Dads would take out their flashlights at night and patrol as block captains, making sure that lights did not show through the windows. They attended meetings and spread the word about what to do in the event of an air raid, and asked for more hands to roll bandages for those wounded in battle. They encouraged children to hunt for tin foil and bring it to the center, along with fat saved in mason jars. Everyone was drafted in one way or another, and almost without exception, everyone wanted to help.

No one was ashamed to pray, either. In those simpler times, the churches were open day and night. Often, young people would stop to pray before and after dates, and lit candles for their friends in harm's way. In the back of churches could be seen plaques with the names of those who had died.

No matter how Catholics tried, they could not keep up with the demand of the service men and women for rosaries made by those of all ages, with blue cords, and white, plastic crosses. They knotted Hail Marys and Our Fathers while riding buses, waiting for doctor appointments, listening to the news, or watching a sleeping child.

I think the rosary was for the military the New Testament in the fifteen decades, and knowing it was in their pockets as they sloughed through swamps or waited to jump over enemy territory, no doubt gave them courage and comfort.

What about the thousands who waited those days before D-Day? What were their thoughts? We know from the writer of World War II, John Keegan, that throughout the week, they were confined to camp, isolated from human contact and entertained by cinema shows and record concerts.

The leaders were convinced that the casualties would be high. Most of the Americans and some of the British had no battle experience and contemplated the coming ordeal with sang-froid: those British divisions which had been brought home from fighting in the desert and Italy were altogether less optimistic. They knew the ferocity with which the Wehrmacht fought and did not relish meeting it in the defense of the approaches to the Reich. Lieutenant Edwin Bramall, a new subaltern with the veteran 2nd King's Royal Rifle Corps (and a future British chief of staff), thought the battalion was ‘worn out.’

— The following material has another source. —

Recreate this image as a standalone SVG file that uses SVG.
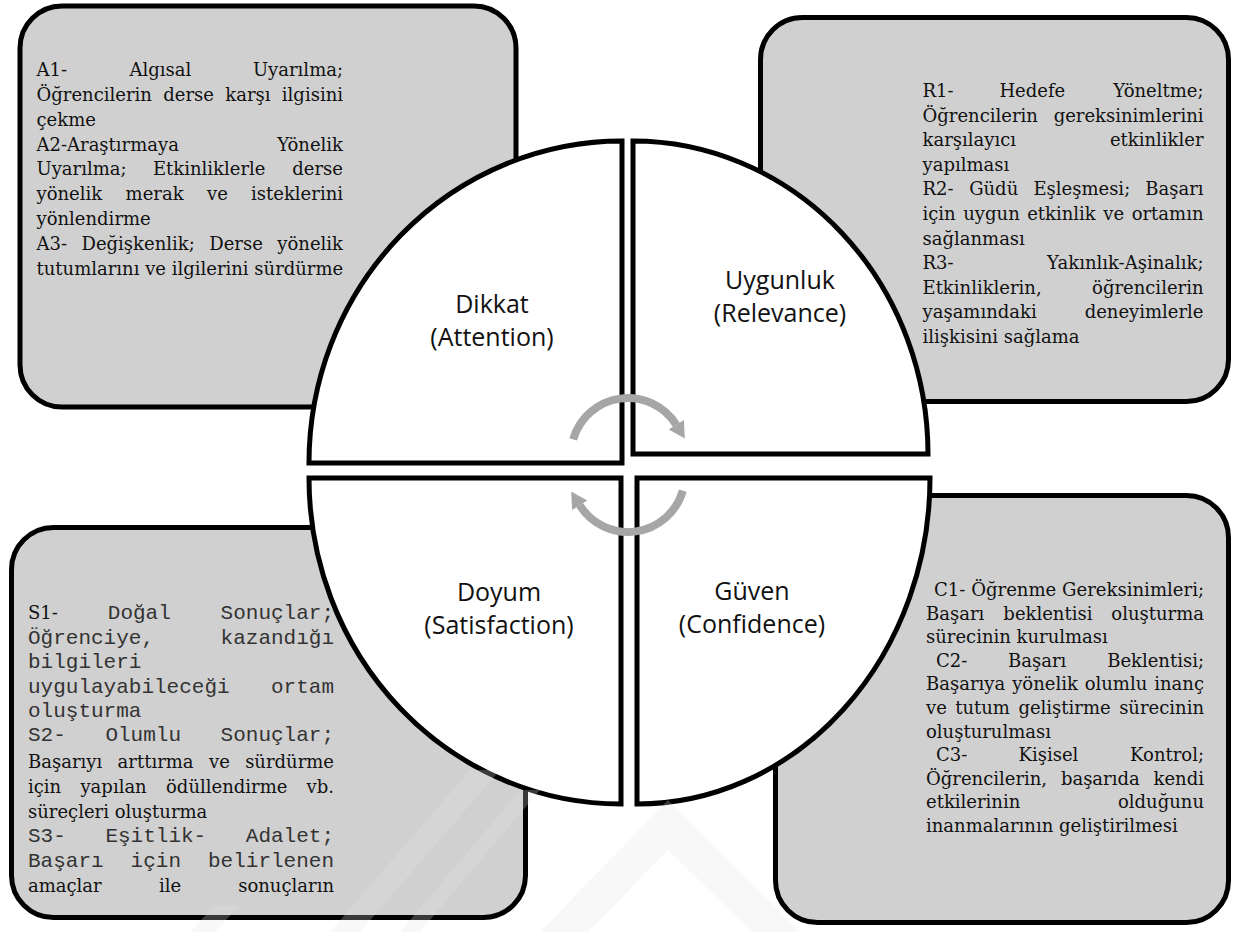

By contrast, Keegan states, Eisenhower's naval aide found the young American officers who had not seen action ‘as green as growing corn’, and asked himself, “How will they act in battle and how will they look in three months' time?” Such worries proved to be unfounded. Most British troops, however battle-weary, rose to the challenge of Normandy; the Americans grew into it almost overnight, once again demonstrating that three minutes of combat exceeds in value three years of training in making a soldier. No military formation, moreover, was to win a more ferocious reputation in Normandy than the 12th SS Panzer Division ‘Hitler Jugend’, whose soldiers had been recruited direct from the Nazi youth movement at the age of sixteen in 1943.

When the morning of D-Day dawned, the spectacle, Keegan says, was perhaps more dramatic than any soldiers, sailors or airmen had ever seen at the beginning of any battle. On the Normandy coast, the sea from east to west and as far north as the seaward horizon was filled with ships; literally by the thousands, and the sky thundered with the passage of aircraft.

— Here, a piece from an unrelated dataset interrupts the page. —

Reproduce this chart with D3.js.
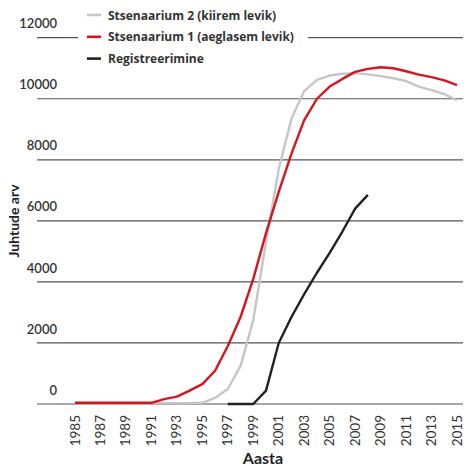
<!DOCTYPE html>
<html>
<head>
<meta charset="utf-8">
<script src="https://cdn.jsdelivr.net/npm/d3@7"></script>
<style>
  body { margin: 0; background: #fff; }
  svg { font-family: Lato, "Open Sans", sans-serif; }
</style>
</head>
<body>
<svg id="chart" width="466" height="467"></svg>
<script>
const years = d3.range(1985, 2016);
// Stsenaarium 2 (kiirem levik)
const stsenaarium2 = [30, 30, 30, 30, 30, 30, 30, 30, 30, 30, 40, 200, 490, 1250, 2750, 5300, 7700, 9350, 10250, 10620,
    10760, 10820, 10840, 10800, 10740, 10670, 10580, 10400, 10280, 10150, 9950];
// Stsenaarium 1 (aeglasem levik)
const stsenaarium1 = [40, 40, 40, 40, 40, 40, 40, 160, 240, 440, 650, 1090, 1900, 2850, 4100, 5600, 6950, 8200, 9300, 10000,
    10400, 10650, 10880, 10980, 11030, 11000, 10900, 10790, 10710, 10600, 10450];
// Registreerimine
const regYears = d3.range(1997, 2009);
const registreerimine = [0, 0, 0, 440, 2000, 2850, 3600, 4300, 4950, 5650, 6400, 6850];

const yTicks = [0, 2000, 4000, 6000, 8000, 10000, 12000];
const xTicks = d3.range(1985, 2016, 2);

const series = [
    { name: "Stsenaarium 2 (kiirem levik)",   color: "#c6c6c6", x: years,    y: stsenaarium2 },
    { name: "Stsenaarium 1 (aeglasem levik)", color: "#d7141d", x: years,    y: stsenaarium1 },
    { name: "Registreerimine",                color: "#222222", x: regYears, y: registreerimine },
];

const svg = d3.select("#chart");
const x = d3.scaleLinear().domain([1985, 2015]).range([75, 457]);
const y = d3.scaleLinear().domain([0, 12000]).range([404, 37.7]);

// gridlines + y labels
svg.selectAll(".grid")
    .data(yTicks)
    .join("line")
    .attr("class", "grid")
    .attr("x1", 37).attr("x2", 463)
    .attr("y1", d => y(d)).attr("y2", d => y(d))
    .attr("stroke", d => d === 0 ? "#888" : "#555")
    .attr("stroke-width", d => d === 0 ? 1.6 : 1.2);

svg.selectAll(".ylab")
    .data(yTicks)
    .join("text")
    .attr("class", "ylab")
    .attr("x", 57)
    .attr("y", d => y(d) - 9.4)
    .attr("text-anchor", "end")
    .attr("font-size", 13)
    .attr("font-weight", 600)
    .attr("fill", "#333")
    .text(d => d);

// x labels
svg.selectAll(".xlab")
    .data(xTicks)
    .join("text")
    .attr("class", "xlab")
    .attr("transform", d => `translate(${x(d) + 4.5},415) rotate(-90)`)
    .attr("text-anchor", "end")
    .attr("font-size", 13.5)
    .attr("fill", "#333")
    .text(d => d);

// lines
const line = d3.line().x(d => x(d[0])).y(d => y(d[1]));
svg.selectAll(".serie")
    .data(series)
    .join("path")
    .attr("class", "serie")
    .attr("fill", "none")
    .attr("stroke", d => d.color)
    .attr("stroke-width", 2.4)
    .attr("stroke-linejoin", "round")
    .attr("d", d => line(d.x.map((v, i) => [v, d.y[i]])));

// axis titles
svg.append("text")
    .attr("x", 263).attr("y", 464)
    .attr("text-anchor", "middle")
    .attr("font-size", 16)
    .attr("font-weight", "bold")
    .attr("fill", "#222")
    .text("Aasta");

svg.append("text")
    .attr("transform", "translate(19,221) rotate(-90)")
    .attr("text-anchor", "middle")
    .attr("font-size", 14)
    .attr("font-weight", "bold")
    .attr("fill", "#222")
    .text("Juhtude arv");

// legend
const legend = svg.append("g");
legend.append("rect")
    .attr("x", 78).attr("y", 4).attr("width", 230).attr("height", 66)
    .attr("fill", "#fff");
const item = legend.selectAll(".leg")
    .data(series)
    .join("g")
    .attr("class", "leg")
    .attr("transform", (d, i) => `translate(0,${15 + i * 21.8})`);
item.append("line")
    .attr("x1", 87).attr("x2", 101)
    .attr("stroke", d => d.color)
    .attr("stroke-width", 2.6);
item.append("text")
    .attr("x", 108).attr("y", 4.6)
    .attr("font-family", "'Open Sans', sans-serif")
    .attr("font-size", 12)
    .attr("font-weight", "bold")
    .attr("fill", "#333")
    .text(d => d.name);
</script>
</body>
</html>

These words give us pause. Iraq and Afghanistan give us pause. This isn't the same June 6th as a year ago. We are not the same people. We've lost our self-respect. We've lost our way. But not for good. We can rise from the ashes of confusion and despair. We can apologize to the entire world for our pride and betrayal of the ideals decent people everywhere hold dear. We've sold the world's trust for the rancid pride of going to war just because we could.

And if anyone thinks it can be won again without humility and prayer, hard work and honest dealing with those within and beyond our borders, he or she is living in a world of make-believe.

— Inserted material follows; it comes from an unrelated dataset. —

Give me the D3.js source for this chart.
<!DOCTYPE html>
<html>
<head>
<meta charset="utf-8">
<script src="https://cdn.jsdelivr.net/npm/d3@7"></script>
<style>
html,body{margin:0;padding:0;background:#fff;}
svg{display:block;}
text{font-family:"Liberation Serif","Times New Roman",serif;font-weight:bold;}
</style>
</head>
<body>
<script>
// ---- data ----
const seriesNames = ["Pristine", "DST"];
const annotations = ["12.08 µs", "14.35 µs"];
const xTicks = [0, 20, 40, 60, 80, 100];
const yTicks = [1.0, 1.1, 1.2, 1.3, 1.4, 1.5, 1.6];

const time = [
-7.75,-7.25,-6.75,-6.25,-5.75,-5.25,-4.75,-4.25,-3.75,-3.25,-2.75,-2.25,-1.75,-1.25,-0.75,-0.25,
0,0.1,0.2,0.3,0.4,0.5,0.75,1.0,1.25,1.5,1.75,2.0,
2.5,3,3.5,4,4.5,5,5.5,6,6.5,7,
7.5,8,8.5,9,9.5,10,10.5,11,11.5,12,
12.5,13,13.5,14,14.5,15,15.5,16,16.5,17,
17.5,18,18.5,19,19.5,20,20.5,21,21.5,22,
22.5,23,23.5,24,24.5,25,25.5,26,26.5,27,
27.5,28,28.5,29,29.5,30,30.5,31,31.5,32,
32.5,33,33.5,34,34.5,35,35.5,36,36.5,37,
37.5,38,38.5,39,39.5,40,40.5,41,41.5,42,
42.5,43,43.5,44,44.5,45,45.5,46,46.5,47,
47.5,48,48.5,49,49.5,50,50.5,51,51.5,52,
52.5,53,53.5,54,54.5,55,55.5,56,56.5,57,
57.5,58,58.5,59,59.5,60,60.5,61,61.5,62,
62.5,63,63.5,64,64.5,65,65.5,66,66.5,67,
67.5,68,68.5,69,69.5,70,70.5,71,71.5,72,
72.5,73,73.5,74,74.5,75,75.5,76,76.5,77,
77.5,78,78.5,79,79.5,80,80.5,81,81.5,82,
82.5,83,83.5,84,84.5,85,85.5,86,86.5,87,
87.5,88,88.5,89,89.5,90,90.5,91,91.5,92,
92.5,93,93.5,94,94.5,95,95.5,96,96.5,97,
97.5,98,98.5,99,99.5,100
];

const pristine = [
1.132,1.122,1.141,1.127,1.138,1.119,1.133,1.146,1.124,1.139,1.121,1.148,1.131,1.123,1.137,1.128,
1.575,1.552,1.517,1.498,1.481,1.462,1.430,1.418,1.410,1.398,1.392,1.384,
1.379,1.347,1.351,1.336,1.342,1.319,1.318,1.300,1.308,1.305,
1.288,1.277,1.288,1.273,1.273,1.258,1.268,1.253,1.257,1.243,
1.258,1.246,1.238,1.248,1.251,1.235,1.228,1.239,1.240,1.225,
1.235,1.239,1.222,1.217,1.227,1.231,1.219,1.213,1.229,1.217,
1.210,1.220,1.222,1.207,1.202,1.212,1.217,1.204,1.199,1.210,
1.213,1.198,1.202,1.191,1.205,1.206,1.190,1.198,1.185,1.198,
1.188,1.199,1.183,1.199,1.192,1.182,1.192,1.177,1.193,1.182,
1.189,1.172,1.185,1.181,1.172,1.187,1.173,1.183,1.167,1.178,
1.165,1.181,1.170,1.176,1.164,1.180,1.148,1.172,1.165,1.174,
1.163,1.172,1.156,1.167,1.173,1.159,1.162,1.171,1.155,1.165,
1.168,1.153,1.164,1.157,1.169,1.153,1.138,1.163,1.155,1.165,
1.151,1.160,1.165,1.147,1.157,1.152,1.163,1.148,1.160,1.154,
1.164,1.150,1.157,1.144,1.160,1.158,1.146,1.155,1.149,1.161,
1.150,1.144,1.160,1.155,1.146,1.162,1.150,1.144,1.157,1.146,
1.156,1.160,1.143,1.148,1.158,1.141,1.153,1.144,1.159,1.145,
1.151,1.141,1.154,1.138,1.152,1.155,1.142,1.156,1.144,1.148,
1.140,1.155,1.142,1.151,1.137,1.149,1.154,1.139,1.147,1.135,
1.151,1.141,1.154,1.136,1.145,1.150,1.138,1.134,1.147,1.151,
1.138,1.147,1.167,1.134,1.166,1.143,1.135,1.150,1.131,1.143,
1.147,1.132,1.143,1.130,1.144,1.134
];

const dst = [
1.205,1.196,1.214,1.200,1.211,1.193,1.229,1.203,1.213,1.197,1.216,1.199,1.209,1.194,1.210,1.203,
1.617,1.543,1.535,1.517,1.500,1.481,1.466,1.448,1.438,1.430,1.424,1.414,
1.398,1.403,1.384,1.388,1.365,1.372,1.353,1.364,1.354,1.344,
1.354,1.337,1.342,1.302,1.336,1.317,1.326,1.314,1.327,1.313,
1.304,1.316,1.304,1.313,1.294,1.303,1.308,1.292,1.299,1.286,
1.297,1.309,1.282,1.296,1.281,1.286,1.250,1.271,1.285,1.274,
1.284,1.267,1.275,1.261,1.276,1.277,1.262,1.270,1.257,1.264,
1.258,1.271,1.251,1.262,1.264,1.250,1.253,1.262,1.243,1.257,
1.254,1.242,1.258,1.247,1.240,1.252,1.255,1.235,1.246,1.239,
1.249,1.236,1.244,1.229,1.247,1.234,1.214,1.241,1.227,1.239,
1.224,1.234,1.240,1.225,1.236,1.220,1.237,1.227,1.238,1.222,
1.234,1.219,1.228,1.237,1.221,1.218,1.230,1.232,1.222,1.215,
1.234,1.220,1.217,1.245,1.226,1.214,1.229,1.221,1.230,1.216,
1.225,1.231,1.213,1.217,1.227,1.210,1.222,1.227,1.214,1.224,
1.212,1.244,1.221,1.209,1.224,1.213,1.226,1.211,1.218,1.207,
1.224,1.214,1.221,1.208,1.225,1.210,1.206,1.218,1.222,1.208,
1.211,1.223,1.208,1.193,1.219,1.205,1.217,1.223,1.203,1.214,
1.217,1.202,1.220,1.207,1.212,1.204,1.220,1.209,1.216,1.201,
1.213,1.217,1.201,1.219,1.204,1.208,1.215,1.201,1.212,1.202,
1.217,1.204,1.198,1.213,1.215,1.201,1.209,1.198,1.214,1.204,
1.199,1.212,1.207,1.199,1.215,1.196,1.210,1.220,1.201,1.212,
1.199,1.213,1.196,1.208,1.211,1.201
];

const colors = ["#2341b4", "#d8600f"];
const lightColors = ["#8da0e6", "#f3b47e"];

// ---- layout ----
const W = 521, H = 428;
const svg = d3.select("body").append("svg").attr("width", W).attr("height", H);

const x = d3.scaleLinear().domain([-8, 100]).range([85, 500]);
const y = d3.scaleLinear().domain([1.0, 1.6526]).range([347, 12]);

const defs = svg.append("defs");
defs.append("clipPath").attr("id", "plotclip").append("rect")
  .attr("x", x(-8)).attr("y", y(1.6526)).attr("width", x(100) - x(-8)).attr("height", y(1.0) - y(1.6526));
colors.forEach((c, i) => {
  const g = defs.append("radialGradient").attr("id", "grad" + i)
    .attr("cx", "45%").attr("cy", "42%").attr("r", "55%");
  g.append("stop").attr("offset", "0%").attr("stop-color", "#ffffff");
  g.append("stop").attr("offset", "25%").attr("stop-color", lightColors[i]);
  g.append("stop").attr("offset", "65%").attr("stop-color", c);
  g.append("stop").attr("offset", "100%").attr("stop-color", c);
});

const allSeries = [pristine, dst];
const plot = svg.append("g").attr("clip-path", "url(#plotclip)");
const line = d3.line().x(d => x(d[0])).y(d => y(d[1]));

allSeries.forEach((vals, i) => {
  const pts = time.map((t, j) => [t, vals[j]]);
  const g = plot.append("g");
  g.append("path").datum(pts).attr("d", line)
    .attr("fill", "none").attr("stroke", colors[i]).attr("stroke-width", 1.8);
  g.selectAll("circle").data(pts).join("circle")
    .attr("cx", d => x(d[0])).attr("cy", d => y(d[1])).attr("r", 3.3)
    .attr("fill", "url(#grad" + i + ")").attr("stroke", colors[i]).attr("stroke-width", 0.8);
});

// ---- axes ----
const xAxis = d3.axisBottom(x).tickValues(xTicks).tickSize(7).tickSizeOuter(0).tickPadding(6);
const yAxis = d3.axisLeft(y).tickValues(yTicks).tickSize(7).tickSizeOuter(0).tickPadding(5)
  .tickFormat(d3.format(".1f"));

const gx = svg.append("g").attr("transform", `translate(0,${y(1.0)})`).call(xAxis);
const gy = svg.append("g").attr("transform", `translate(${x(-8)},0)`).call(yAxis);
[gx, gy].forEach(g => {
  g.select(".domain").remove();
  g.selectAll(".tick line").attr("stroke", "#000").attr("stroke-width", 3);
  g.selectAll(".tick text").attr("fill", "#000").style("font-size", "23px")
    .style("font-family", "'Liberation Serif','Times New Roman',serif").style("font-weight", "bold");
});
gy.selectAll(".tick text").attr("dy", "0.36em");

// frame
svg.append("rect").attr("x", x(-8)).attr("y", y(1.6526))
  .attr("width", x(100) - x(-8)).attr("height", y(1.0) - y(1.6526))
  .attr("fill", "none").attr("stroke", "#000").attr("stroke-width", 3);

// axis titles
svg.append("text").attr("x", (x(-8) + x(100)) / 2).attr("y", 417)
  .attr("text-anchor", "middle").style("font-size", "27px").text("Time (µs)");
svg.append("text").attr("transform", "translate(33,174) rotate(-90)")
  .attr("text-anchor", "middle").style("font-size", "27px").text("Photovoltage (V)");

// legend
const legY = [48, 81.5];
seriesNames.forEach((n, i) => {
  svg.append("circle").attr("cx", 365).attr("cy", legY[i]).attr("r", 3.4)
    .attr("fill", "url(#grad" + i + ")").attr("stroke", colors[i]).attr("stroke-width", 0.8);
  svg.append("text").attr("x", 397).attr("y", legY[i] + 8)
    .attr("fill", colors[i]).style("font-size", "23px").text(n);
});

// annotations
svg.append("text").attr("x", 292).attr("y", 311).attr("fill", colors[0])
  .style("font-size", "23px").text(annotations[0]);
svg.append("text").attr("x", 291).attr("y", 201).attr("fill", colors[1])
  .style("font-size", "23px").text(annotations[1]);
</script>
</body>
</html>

We're in this together, friends. Let us pray for all those who have so generously given “the last full measure of devotion” on every battle field, that we might live in freedom. May we become day by day, worthy of their sacrifices for this great, but crippled land of ours, and promise to strive for the time when we shall be a Land of Hope for the world once more. Eternal rest give unto them, O Lord, and a nation's heartfelt thanks. God bless us all.